Anyway, the confusion kicked in last week in a couple of ways. The first was when tax-dodging political-opinion void Mitt Romney went off on one about how London might balls the whole thing up. My first reaction was basically “fuck you, Romney”. It was a bit like when you have a close relative you think is a bit of a dick — you’re allowed to say they’re a bit if a dick but you’re not going to have a Republican turn up and say it for you. So, in a moment, I suddenly wanted the whole thing to work. It also confused me because David Cameron actually said something I agreed with when he had a swipe at Romney’s role in the Salt Lake Olympics. Weird.

I then got even more confused by the opening ceremony.

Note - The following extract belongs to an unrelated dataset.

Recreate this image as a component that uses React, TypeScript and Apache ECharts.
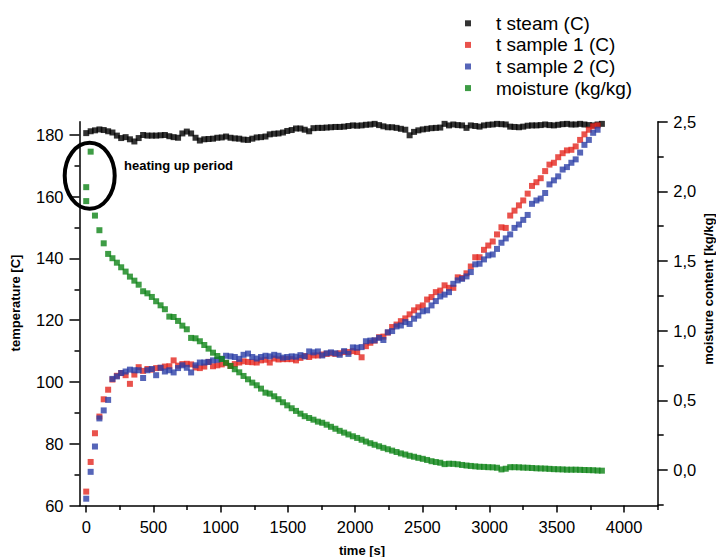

I wasn’t planning on watching it because it cost £27 million and I was convinced it was going to make me angry on that basis alone. My wife insisted on watching it, though, so I ended up doing so too (incidentally, I’m only writing this because my wife is insisting on watching the gymnastics — a sport I don’t understand and dislike because it’s settled by judges). As far as these things go, I thought the opening ceremony was good. Where I got confused was I suddenly started liking it whole lot more because Toby Young, conservative MP and Nazi-themed stag do attendee Aiden Burley, and the Daily Mail all hated it because they thought it was left-wing, multi-cultural bull-shit. Basically, all the reasons I thought it was quite good (celebrating stuff like the NHS, it didn’t bang in about WWII, etc) are the reasons they hated it and I like it when Tories get the opportunity to show that a lot of them are elitist, racist idiots, rather than the progressive stuff (eg gay marriage) the PR guys would like to emphasise.

So, basically, I’ve ended up in the situation where I’m not sure what I think about the whole thing. Luckily, I can forget about it for a while because the sport bit has started and it’s not really fair to detract from the fact that a lot of people who have made immense sacrifices are now getting their moment to do the thing they’ve spent donkeys years training for. Plus, I don’t really care about any of the Olympic sports so I can safely ignore most of it. The bit where I can switch back on is at the end when the sport has gone and we start to see what the legacy is. My suspicion is that there won’t be a particularly great legacy and the I can start hating the whole thing again.